Recorded information:
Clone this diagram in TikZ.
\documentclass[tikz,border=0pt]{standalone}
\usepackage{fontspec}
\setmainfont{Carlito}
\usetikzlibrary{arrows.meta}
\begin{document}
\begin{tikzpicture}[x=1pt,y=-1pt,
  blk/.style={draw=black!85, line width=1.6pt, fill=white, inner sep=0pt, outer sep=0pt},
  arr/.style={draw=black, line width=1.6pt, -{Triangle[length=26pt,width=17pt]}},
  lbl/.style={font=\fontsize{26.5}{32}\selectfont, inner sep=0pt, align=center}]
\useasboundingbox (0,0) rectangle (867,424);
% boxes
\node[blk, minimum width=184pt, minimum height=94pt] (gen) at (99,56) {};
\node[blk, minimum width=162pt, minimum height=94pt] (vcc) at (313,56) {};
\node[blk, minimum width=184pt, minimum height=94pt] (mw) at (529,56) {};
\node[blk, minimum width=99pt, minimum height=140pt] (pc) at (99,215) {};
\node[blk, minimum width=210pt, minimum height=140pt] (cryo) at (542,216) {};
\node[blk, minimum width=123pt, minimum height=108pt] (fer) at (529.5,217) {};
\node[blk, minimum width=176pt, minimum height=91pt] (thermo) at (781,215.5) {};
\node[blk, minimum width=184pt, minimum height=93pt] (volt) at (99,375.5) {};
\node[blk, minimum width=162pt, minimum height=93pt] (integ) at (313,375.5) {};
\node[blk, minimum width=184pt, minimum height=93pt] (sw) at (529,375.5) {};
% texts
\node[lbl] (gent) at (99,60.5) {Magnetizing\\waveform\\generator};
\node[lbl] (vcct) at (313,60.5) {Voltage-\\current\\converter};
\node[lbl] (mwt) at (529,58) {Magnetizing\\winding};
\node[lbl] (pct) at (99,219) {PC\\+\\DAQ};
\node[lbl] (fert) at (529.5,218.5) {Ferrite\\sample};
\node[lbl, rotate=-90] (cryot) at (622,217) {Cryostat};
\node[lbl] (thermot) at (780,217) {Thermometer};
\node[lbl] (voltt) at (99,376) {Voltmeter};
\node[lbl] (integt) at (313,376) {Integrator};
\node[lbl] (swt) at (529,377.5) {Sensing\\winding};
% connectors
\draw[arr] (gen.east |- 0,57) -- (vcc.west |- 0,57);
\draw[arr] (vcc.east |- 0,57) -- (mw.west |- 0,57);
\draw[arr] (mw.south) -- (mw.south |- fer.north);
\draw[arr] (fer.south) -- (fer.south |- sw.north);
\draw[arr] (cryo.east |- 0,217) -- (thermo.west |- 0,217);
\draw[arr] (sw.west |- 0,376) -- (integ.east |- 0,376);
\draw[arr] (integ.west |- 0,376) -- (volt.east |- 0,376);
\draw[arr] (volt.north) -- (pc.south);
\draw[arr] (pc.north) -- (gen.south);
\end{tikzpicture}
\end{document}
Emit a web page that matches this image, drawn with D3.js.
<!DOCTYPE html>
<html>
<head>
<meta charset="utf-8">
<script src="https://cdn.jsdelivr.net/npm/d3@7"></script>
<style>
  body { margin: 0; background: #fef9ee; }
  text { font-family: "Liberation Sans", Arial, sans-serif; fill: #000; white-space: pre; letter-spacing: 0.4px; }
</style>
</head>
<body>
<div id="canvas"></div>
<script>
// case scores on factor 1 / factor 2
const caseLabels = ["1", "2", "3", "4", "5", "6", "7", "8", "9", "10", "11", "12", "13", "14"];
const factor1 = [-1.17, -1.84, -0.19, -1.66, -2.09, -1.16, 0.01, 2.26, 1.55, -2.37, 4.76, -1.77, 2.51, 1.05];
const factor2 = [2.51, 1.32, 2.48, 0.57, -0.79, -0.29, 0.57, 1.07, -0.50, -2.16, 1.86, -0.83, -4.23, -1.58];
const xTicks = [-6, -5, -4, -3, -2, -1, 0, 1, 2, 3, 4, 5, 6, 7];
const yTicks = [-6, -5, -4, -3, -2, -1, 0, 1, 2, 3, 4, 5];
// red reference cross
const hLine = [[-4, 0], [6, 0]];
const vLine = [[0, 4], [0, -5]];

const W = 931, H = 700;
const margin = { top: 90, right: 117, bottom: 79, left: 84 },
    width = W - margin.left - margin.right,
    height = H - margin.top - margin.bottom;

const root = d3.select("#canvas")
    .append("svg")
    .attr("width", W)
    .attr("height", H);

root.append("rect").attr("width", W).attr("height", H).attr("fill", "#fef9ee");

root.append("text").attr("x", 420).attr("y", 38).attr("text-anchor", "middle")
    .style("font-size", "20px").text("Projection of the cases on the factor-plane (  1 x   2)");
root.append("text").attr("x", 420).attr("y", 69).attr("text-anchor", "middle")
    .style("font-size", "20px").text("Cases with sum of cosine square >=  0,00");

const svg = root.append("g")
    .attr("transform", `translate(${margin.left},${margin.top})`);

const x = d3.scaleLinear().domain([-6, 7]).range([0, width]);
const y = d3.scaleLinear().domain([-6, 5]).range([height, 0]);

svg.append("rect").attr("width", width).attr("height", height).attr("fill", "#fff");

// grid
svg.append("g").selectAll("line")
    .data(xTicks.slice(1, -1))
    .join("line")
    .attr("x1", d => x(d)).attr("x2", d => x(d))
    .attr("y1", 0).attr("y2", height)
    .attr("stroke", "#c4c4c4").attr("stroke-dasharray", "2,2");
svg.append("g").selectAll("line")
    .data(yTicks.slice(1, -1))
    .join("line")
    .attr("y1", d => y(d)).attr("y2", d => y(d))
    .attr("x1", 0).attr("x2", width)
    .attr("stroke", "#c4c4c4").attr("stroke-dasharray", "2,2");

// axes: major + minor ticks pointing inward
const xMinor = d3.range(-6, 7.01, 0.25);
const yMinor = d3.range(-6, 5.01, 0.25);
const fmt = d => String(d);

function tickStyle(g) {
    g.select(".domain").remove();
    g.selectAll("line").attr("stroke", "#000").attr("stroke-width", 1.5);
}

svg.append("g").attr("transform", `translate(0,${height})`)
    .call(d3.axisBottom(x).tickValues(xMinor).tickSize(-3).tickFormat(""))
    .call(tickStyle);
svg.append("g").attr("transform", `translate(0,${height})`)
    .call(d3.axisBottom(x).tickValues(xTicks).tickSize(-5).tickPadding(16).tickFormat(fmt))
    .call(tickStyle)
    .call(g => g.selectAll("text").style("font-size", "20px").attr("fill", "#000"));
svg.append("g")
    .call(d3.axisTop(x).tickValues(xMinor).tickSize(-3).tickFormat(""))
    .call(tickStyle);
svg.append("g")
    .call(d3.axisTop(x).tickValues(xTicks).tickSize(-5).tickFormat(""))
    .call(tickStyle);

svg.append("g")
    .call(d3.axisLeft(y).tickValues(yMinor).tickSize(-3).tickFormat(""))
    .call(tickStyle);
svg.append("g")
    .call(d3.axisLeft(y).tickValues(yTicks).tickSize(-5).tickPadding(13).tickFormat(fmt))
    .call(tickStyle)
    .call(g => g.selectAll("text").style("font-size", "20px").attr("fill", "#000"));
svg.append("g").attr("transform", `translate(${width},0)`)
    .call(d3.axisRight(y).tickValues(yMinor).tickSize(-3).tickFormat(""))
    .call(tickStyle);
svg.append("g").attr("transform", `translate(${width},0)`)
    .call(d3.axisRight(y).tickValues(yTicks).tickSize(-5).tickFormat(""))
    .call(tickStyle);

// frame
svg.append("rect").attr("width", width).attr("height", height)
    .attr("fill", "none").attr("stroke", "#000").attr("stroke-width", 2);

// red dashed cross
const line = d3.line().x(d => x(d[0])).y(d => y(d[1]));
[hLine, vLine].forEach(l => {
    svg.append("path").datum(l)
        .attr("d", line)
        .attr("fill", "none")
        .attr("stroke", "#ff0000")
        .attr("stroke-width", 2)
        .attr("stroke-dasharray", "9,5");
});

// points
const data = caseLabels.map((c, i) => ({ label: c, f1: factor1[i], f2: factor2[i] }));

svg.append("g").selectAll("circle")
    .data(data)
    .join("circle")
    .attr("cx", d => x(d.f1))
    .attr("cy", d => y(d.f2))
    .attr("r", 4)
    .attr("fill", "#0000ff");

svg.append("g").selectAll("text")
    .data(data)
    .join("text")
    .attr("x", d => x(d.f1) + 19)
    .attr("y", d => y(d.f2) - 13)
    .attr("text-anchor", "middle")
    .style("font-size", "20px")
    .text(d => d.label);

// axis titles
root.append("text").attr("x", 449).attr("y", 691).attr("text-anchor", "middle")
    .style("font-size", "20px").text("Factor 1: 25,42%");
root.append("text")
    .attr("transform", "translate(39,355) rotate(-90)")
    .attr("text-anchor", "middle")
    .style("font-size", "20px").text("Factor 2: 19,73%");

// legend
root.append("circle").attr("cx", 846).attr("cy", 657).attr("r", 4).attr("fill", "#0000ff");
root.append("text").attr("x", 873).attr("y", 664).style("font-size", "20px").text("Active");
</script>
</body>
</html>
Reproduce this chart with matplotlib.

Work instructions: Using the listing, collect all lines in which the string "this" is found.

Exercise solution:
Clone this diagram in TikZ.
Emit a web page that matches this image, drawn with D3.js.
Reproduce this chart with matplotlib.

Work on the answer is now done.